Mumbai: As the county’s healthcare system reels under the severe COVID-19crisis, the Reserve Bank of India (RBI) on Wednesday announced a liquidity window of Rs 50,000 crore wherein vaccine makers, hospitals, oxygen suppliers among other healthcare stakeholders would be able to get loans at the repo rate till March 31, 2022.
The loans would be for tenors of up to three years, said the RBI Governor Shaktikanta Das during a virtual address.
Das said that banks are being incentivised for quick delivery of credit under the scheme through extension of priority sector classification to such lending up to March 31, 2022. These loans will continue to be classified under priority sector till repayment or maturity, whichever is earlier.
“To boost provision of immediate liquidity for ramping up COVID-19 related healthcare infrastructure and services in the country, an on-tap liquidity window of Rs 50,000 crore with tenors of up to three years at the repo rate is being opened till March 31, 2022,” he said.

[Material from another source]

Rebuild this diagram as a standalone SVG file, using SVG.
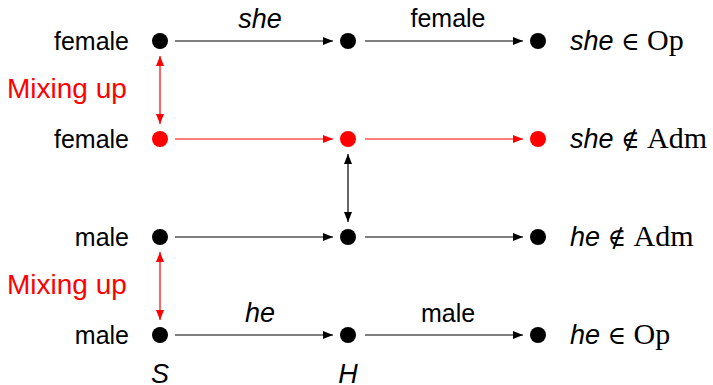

Under the scheme, banks can provide fresh lending support to a wide range of entities including vaccine manufactures, importers and suppliers of vaccines and priority medical devices, hospitals and dispensaries, pathology labs, manufacturers and suppliers of oxygen and ventilators, importers of vaccines and COVID-19 related drugs and logistics firms and also patients for treatment.
Banks may deliver these loans to borrowers directly or through intermediary financial entities regulated by the RBI.
He further, said that banks are expected to create a COVID-19 loan book under the scheme. By way of an additional incentive, such banks will be eligible to park their surplus liquidity up to the size of the COVID-19 loan book with the RBI under the reverse repo window at a rate which is 25 basis points (bps) lower than the repo rate or, termed in a different way, 40 bps higher than the reverse repo rate.
Governor Das note that in the fight against the second wave, alleviating any constraint from the financing side for all stake holders including governments, hospitals and dispensaries, pharmacies, vaccine and medicine makers, medical oxygen manufacturers, engaged in the critical healthcare supply chain, and above all the common man who may be facing sudden spike in health expenditure, requires a comprehensive targeted policy response.
“Small businesses and financial entities at the grassroot level are bearing the biggest brunt of the second wave of infections,” he said.